The term compelled signalling refers to a class of telecommunications signalling protocols where receipt of each discrete signal needs to be explicitly acknowledged before the next signal is able to be sent.

For example, in R2 register signalling, the transmission of each signal involves the following five events:
The outgoing trunk begins sending the tones that correspond to the signal it wishes to convey in the forward direction;
The incoming trunk, once it is sure to have correctly detected the above signal, begins sending a set of confirmation tones in the backward direction;
The outgoing trunk, once it is sure to have correctly detected the confirmation tones, stops sending the signal tones in the forward direction;
The incoming trunk, once it is sure to have detected the end of the signal tones (that is: that the forward channel is now silent) stops sending its confirmation tones in the backward direction;
Before being able to begin sending the next signal, if any, the outgoing trunk needs to ensure that it is receiving silence on the backward channel.

The term is only relevant in the case of signalling systems that use discrete signals (e.g. a combination of tones to denote one digit), as opposed to signalling systems which are message-oriented, such as Signaling System 7 (SS7) and ISDN Q.931, where each message is able to convey multiple items of information (e.g. multiple digits of the called telephone number).

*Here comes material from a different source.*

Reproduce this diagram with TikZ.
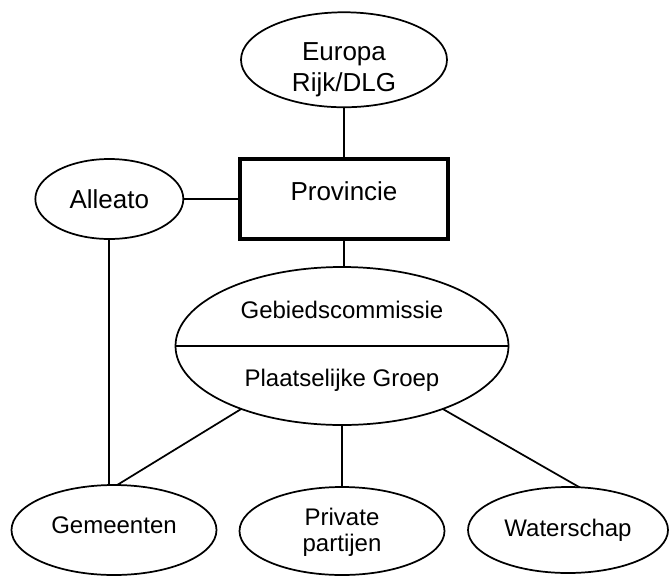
\documentclass[tikz,border=0pt]{standalone}
\usepackage{fontspec}
\setmainfont{Liberation Sans}
\usetikzlibrary{shapes,positioning}
\tikzset{
every node/.style={draw,line width=1.3pt,outer sep=0pt,inner sep=0pt,align=center},
style1/.style= {ellipse,font=\fontsize{19.5}{23.25}\selectfont},
style2/.style= {rectangle,line width=3pt,font=\fontsize{19.5}{23.25}\selectfont},
style3/.style= {ellipse,font=\fontsize{18}{19.5}\selectfont},
node distance = 1.5cm
}

\begin{document}
\begin{tikzpicture}[x=0.75pt,y=-0.75pt,line width=1.3pt]
\useasboundingbox (0,0) rectangle (670,578);

\node[style2,minimum width=156pt,minimum height=60pt,text depth=12pt] (prov) at (344,199) {Provincie};
\node[style1,above=38.8pt of prov,minimum width=154.5pt,minimum height=71.25pt,text height=51.4pt,inner ysep=-4pt] (europa) {Europa\\Rijk/DLG};
\node[style1,left=42.5pt of prov,minimum width=111pt,minimum height=60pt] (alleato) {Alleato};

\node[style3,minimum width=249.75pt,minimum height=118.5pt,font=\fontsize{18}{51.3}\selectfont] (gebied) at (342,346) {Gebiedscommissie\\Plaatselijke Groep};

\node[style3,minimum width=153.75pt,minimum height=67.5pt,text depth=8pt] (gemeenten) at (114,530) {Gemeenten};
\node[style3,minimum width=153.75pt,minimum height=66pt,text height=34.8pt] (private) at (342,531) {Private\\partijen};
\node[style3,minimum width=150pt,minimum height=64.5pt] (waterschap) at (568,530) {Waterschap};

% verbindingen
\draw (europa) -- (prov);
\draw (alleato) -- (prov);
\draw (prov.south) -- (prov.south |- gebied.north);
\draw (gebied.west) -- (gebied.east);
\draw (alleato.south) -- (alleato.south |- gemeenten.north);
\draw (gebied.212) -- (gemeenten.86);
\draw (gebied) -- (private);
\draw (gebied.328) -- (waterschap.75);
\end{tikzpicture}
\end{document}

Compelled signalling is not suitable for satellite communication due to the long propagation delay.

The contrary of compelled signalling is referred to as non-compelled signalling. An example includes DTMF, where the originating side sends tones and silence in the forward direction, without being able to ascertain whether each tone has been correctly received by the terminating side. In order to minimise the risk of signalling errors, minimum durations are imposed, both on the tones and on the intervening periods of silence.